In summary, after adjustment for age, education, hyperlipidaemia and total energy intake, high-fat and protein intake and low-carbohydrate intake were associated with greater risk for MCI. A balanced dietary pattern consisting of optimal fat, protein and carbohydrate ratio may be potentially beneficial to the maintenance of normal cognitive functions in young and middle-aged people.
Contributors WWM and RX conceived and designed the study, YZ and BJD collected the data, BJD performed the statistical analyses and drafted the manuscript, LZ drafted and revised the manuscript and YXB helped in collection and analysis of the data. All authors read and approved the final manuscript.
Funding The research was supported by the National Natural Science Foundation of China (Grant No. 81472982 and 81773406), Support Project of High-level Teachers in Beijing Municipal Universities in the Period of 13th Five-year Plan (grant No.CIT&TCD201704096) and Scientific Research Common Program of Beijing Municipal Commission of Education (grant No.KM201710025007).

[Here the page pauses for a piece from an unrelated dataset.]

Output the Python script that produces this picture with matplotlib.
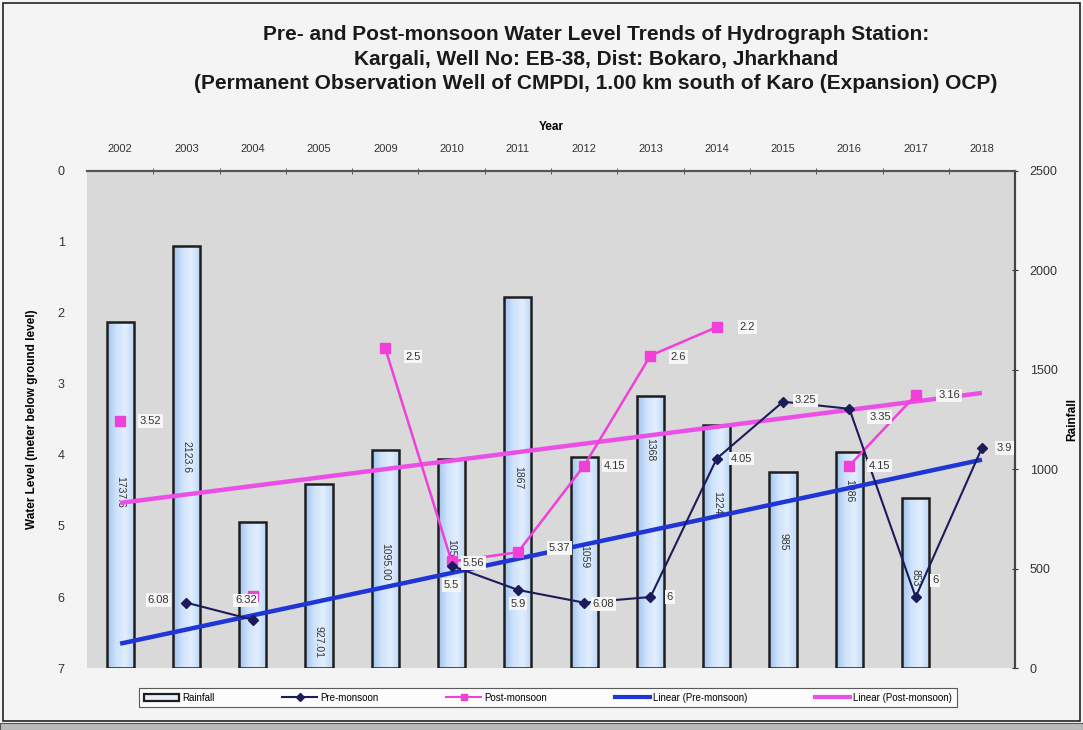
import matplotlib
matplotlib.use("Agg")
import matplotlib.pyplot as plt
import numpy as np
from matplotlib.colors import LinearSegmentedColormap
from matplotlib.lines import Line2D
from matplotlib.patches import Patch, Rectangle

plt.rcParams["font.family"] = ["Liberation Sans", "DejaVu Sans"]

# Data
years = ["2002", "2003", "2004", "2005", "2009", "2010", "2011",
         "2012", "2013", "2014", "2015", "2016", "2017", "2018"]
rainfall = [1737.6, 2123.6, 735, 927.01, 1095.00, 1053, 1867,
            1059, 1368, 1224, 985, 1086, 853, np.nan]
rain_labels = ["1737.6", "2123.6", "", "927.01", "1095.00", "1053", "1867",
               "1059", "1368", "1224", "985", "1086", "853", ""]
pre_monsoon = [np.nan, 6.08, 6.32, np.nan, np.nan, 5.56, 5.9,
               6.08, 6.0, 4.05, 3.25, 3.35, 6.0, 3.9]
post_monsoon = [3.52, np.nan, 5.98, np.nan, 2.5, 5.5, 5.37,
                4.15, 2.6, 2.2, np.nan, 4.15, 3.16, np.nan]

# label placement (rainfall units for bar labels, point offsets for line labels)
rain_label_pos = [885, 1061, 0, 130, 533, 593, 960, 558, 1096, 830, 634, 890, 455, 0]
pre_offsets = [None, (-20, 2), (-5, 14), None, None, (16, 2), (0, -10),
               (14, -1), (14, 0), (18, 0), (16, 1), (22, -6), (14, 12), (16, 0)]
post_offsets = [(22, 0), (-10, 14), None, None, (20, -6), (0, -17), (30, 3),
                (22, 0), (20, -1), (22, 0), None, (22, 0), (24, 0), None]

PRE_COLOR = "#1c1c5c"
POST_COLOR = "#f040d8"
TREND_PRE = "#1f35d6"
TREND_POST = "#ec4fe6"
bar_cmap = LinearSegmentedColormap.from_list(
    "barfill", ["#9fc4ef", "#cfe3fb", "#e2eefd", "#b9d6f6"])

fig = plt.figure(figsize=(10.83, 7.3), dpi=100, facecolor="#f4f4f4")
ax = fig.add_axes([0.0803, 0.0849, 0.857, 0.681])
ax.set_facecolor("#d9d9d9")
ax2 = ax.twinx()

x = np.arange(len(years))

# rainfall bars on secondary axis, with an Excel-like horizontal gradient
bars = ax2.bar(x, rainfall, width=0.41, color="none", edgecolor="#1e1e1e",
               linewidth=1.8, zorder=2)
grad = np.linspace(0, 1, 64).reshape(1, -1)
for rect in bars:
    h = rect.get_height()
    if np.isnan(h):
        continue
    x0 = rect.get_x()
    im = ax2.imshow(grad, cmap=bar_cmap, aspect="auto", zorder=1,
                    extent=(x0, x0 + rect.get_width(), 0, h))
    im.set_clip_path(rect)
for xi, lab, ly in zip(x, rain_labels, rain_label_pos):
    if lab:
        ax2.text(xi, ly, lab, rotation=270, ha="center", va="center",
                 fontsize=7.5, color="#333333", zorder=3)
ax2.set_xlim(-0.5, len(x) - 0.5)
ax2.set_ylim(0, 2500)
ax2.set_yticks(np.arange(0, 2501, 500))
ax2.set_ylabel("Rainfall", fontsize=8.5, fontweight="bold", labelpad=6)
ax2.tick_params(axis="y", labelsize=9, colors="#333333", direction="inout",
                length=5, pad=8)

# water levels on primary axis, drawn above bars
ax.set_zorder(ax2.get_zorder() + 1)
ax.patch.set_visible(False)
fig.patches.append(Rectangle((0.0803, 0.0849), 0.857, 0.681,
                             transform=fig.transFigure, facecolor="#d9d9d9",
                             edgecolor="none", zorder=-10))

pre = np.array(pre_monsoon)
post = np.array(post_monsoon)

# linear trends, fitted like Excel on category index
for vals, col in ((pre, TREND_PRE), (post, TREND_POST)):
    ok = ~np.isnan(vals)
    k, b = np.polyfit(x[ok] + 1, vals[ok], 1)
    ax.plot([x[0], x[-1]], [k * 1 + b, k * len(x) + b], color=col, lw=3.2,
            zorder=3, solid_capstyle="butt")

ax.plot(x, post, color=POST_COLOR, lw=1.8, marker="s", ms=7.5,
        markeredgecolor=POST_COLOR, zorder=4)
ax.plot(x, pre, color=PRE_COLOR, lw=1.5, marker="D", ms=5,
        markeredgecolor=PRE_COLOR, zorder=5)

box = dict(boxstyle="square,pad=0.15", facecolor="#f6f6f6", edgecolor="none")
for vals, offs in ((pre, pre_offsets), (post, post_offsets)):
    for xi, v, off in zip(x, vals, offs):
        if off is None or np.isnan(v):
            continue
        ax.annotate(f"{v:g}", (xi, v), xytext=off, textcoords="offset points",
                    ha="center", va="center", fontsize=8, color="#333333",
                    bbox=box, zorder=6)

ax.set_xlim(-0.5, len(x) - 0.5)
ax.set_ylim(7, 0)
ax.set_yticks(range(0, 8))
ax.set_ylabel("Water Level (meter below ground level)", fontsize=8.5,
              fontweight="bold", labelpad=14)
ax.tick_params(axis="y", length=0, pad=16, labelsize=9, colors="#333333")

ax.xaxis.tick_top()
ax.xaxis.set_label_position("top")
ax.set_xticks(x)
ax.set_xticklabels(years)
ax.set_xticks(np.arange(0.5, len(x) - 0.5), minor=True)
ax.tick_params(axis="x", which="major", length=0, pad=12, labelsize=8,
               colors="#333333")
ax.tick_params(axis="x", which="minor", length=4, direction="inout",
               color="#444444")
ax.set_xlabel("Year", fontsize=8.5, fontweight="bold", labelpad=10)

for a in (ax, ax2):
    a.spines["left"].set_visible(False)
    a.spines["bottom"].set_visible(False)
    a.spines["top"].set_color("#555555")
    a.spines["top"].set_linewidth(1.5)
    a.spines["right"].set_color("#444444")
    a.spines["right"].set_linewidth(1.5)

fig.text(0.55, 0.966,
         "Pre- and Post-monsoon Water Level Trends of Hydrograph Station:\n"
         "Kargali, Well No: EB-38, Dist: Bokaro, Jharkhand\n"
         "(Permanent Observation Well of CMPDI, 1.00 km south of Karo (Expansion) OCP)",
         ha="center", va="top", fontsize=15, fontweight="bold",
         linespacing=1.38, color="#1a1a1a")

handles = [
    Patch(facecolor="#e6eefa", edgecolor="#1e1e1e", linewidth=1.6),
    Line2D([], [], color=PRE_COLOR, lw=1.5, marker="D", ms=4),
    Line2D([], [], color=POST_COLOR, lw=1.5, marker="s", ms=4),
    Line2D([], [], color=TREND_PRE, lw=3),
    Line2D([], [], color=TREND_POST, lw=3),
]
labels = ["Rainfall", "Pre-monsoon", "Post-monsoon", "Linear (Pre-monsoon)",
          "Linear (Post-monsoon)"]
leg = fig.legend(handles, labels, loc="center", bbox_to_anchor=(0.506, 0.0445),
                 ncol=5, fontsize=7, frameon=True, fancybox=False,
                 handlelength=3.6, columnspacing=7.0, borderpad=0.5,
                 handletextpad=0.3, borderaxespad=0)
leg.get_frame().set_edgecolor("#333333")
leg.get_frame().set_facecolor("white")
leg.get_frame().set_linewidth(0.8)

# outer frame of the chart
fig.patches.append(Rectangle((0.003, 0.012), 0.994, 0.984,
                             transform=fig.transFigure, fill=False,
                             edgecolor="#222222", linewidth=1.2))
fig.patches.append(Rectangle((0.0, 0.0), 1.0, 0.01,
                             transform=fig.transFigure, facecolor="#bbbbbb",
                             edgecolor="#555555", linewidth=0.8))

fig.savefig("out.png", dpi=100, facecolor=fig.get_facecolor())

Competing interests None declared.
Patient consent Obtained.
Ethics approval All experimental procedures were conducted in accordance with the guidelines in the Declaration of Helsinki and approved by the Ethics Committee of Capital Medical University, Beijing(No.2014SY33).
Provenance and peer review Not commissioned; externally peer reviewed.
Data sharing statement The materials and datasets used and/or analysed during the current study are available from the corresponding author on reasonable request.